Le 15 janvier 1919, un événement à la fois insolite et tragique frappe le quartier de North End à Boston. Une immense inondation de mélasse, aujourd’hui connue sous le nom de « Great Molasses Flood ». Cet accident hors du commun est la conséquence directe d’une mauvaise planification industrielle et de négligence.
Un réservoir à risque
Au début du XXe siècle, la demande en mélasse explose aux États-Unis. La mélasse est une ressource clé pour la production de rhum et de munition, notamment pour les explosifs à base d’éthanol, très prisés pendant la Première Guerre mondiale. La Purity Distilling Company, une filiale de la United States Industrial Alcohol (USIA), construit un gigantesque réservoir à mélasse de 15 mètres de haut et 27 mètres de diamètre, capable de contenir plus de 8,7 millions de litres installé au cœur d’un quartier ouvrier très peuplé.

Cependant, sa construction est hâtive et bâclée. Les travaux, effectués sans une supervision adéquate d’ingénieurs, révèlent rapidement des failles structurelles. Avant même son inauguration, le réservoir montre des signes alarmants : des fuites de mélasse apparaissent sur les parois, que les ouvriers peignent grossièrement le réservoir avec de la peinture marron pour masquer les fuites. Malgré ces avertissements, l’USIA ignore les plaintes des riverains et continue d’utiliser le réservoir.
L’inévitable se produit

Le 15 janvier 1919, une journée hivernale froide mais ensoleillée, tout semble ordinaire à North End. Vers 12 h 30, un grondement sourd éclate. Le réservoir cède brutalement, libérant une vague massive de mélasse qui déferle dans les rues à une vitesse estimée à 56 km/h en soulevant des vagues de plus de 5 mètres de haut. La marée de mélasse, haute de plusieurs mètres, emporte tout sur son passage : maisons, chevaux, voitures et piétons. Les dégâts sont immédiats et catastrophiques.
L’ampleur du désastre

La mélasse, épaisse et visqueuse, engloutit le quartier. Vingt-et-une personnes perdent la vie, tandis que 150 autres sont blessées. Les victimes, pour la plupart des résidents et des ouvriers, meurent noyées, étouffées par la substance collante ou écrasés par les débris des immeubles qui s’effondrent sous la pression.

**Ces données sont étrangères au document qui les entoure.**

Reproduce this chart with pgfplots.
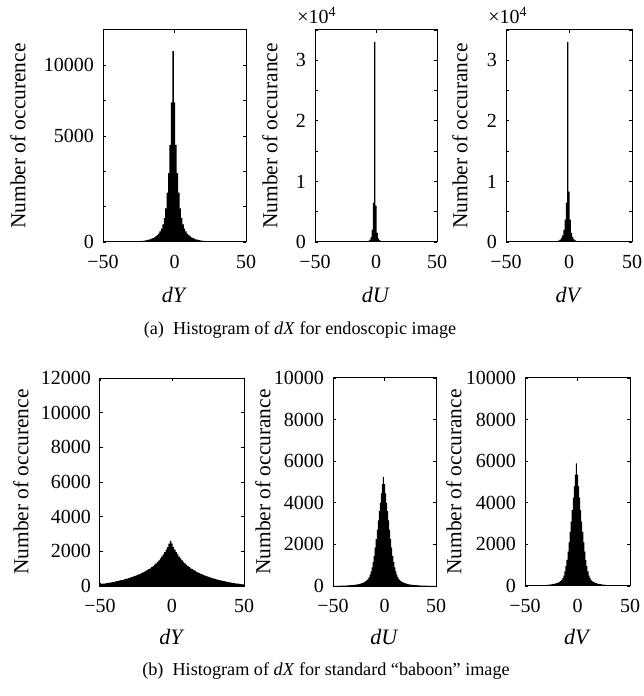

Les équipes de secours arrivent rapidement, mais les opérations sont d’une difficulté inouïe. Les sauveteurs doivent lutter contre la mélasse, durcie par le froid, qui ralentit leurs mouvements et alourdit leurs équipements. Les corps sont difficiles à extraire, et l’odeur sucrée écoeurante envahit la zone, ajoutant une dimension macabre à la scène.


Au-delà des pertes humaines, les conséquences environnementales et économiques sont énormes. La mélasse s’infiltre dans les bâtiments, les sous-sols et les systèmes d’égouts, provoquant des semaines de nettoyage. Des centaines de travailleurs sont mobilisés pour laver les rues à l’eau salée pompée depuis le port voisin, mais la ville porte encore l’odeur de mélasse pendant des mois.

L’incident donne lieu à une longue bataille juridique. Les victimes et leurs familles poursuivent l’USIA pour négligence. Après trois ans de procès, un juge conclut que l’entreprise est responsable, citant une combinaison de mauvaise conception, de matériaux de mauvaise qualité et d’un manque d’inspection. L’USIA doit verser des indemnités totalisant 628 000 dollars, soit environ 9 millions en valeur actuelle.

La grande inondation de mélasse de Boston sensibilise le gouvernement en matière de réglementation industrielle qui s’applique à renforcer les normes de construction et de sécurité aux États-Unis. Les autorités locales adoptent des lois plus strictes pour garantir que les structures soient soumises à des inspections rigoureuses avant leur mise en service.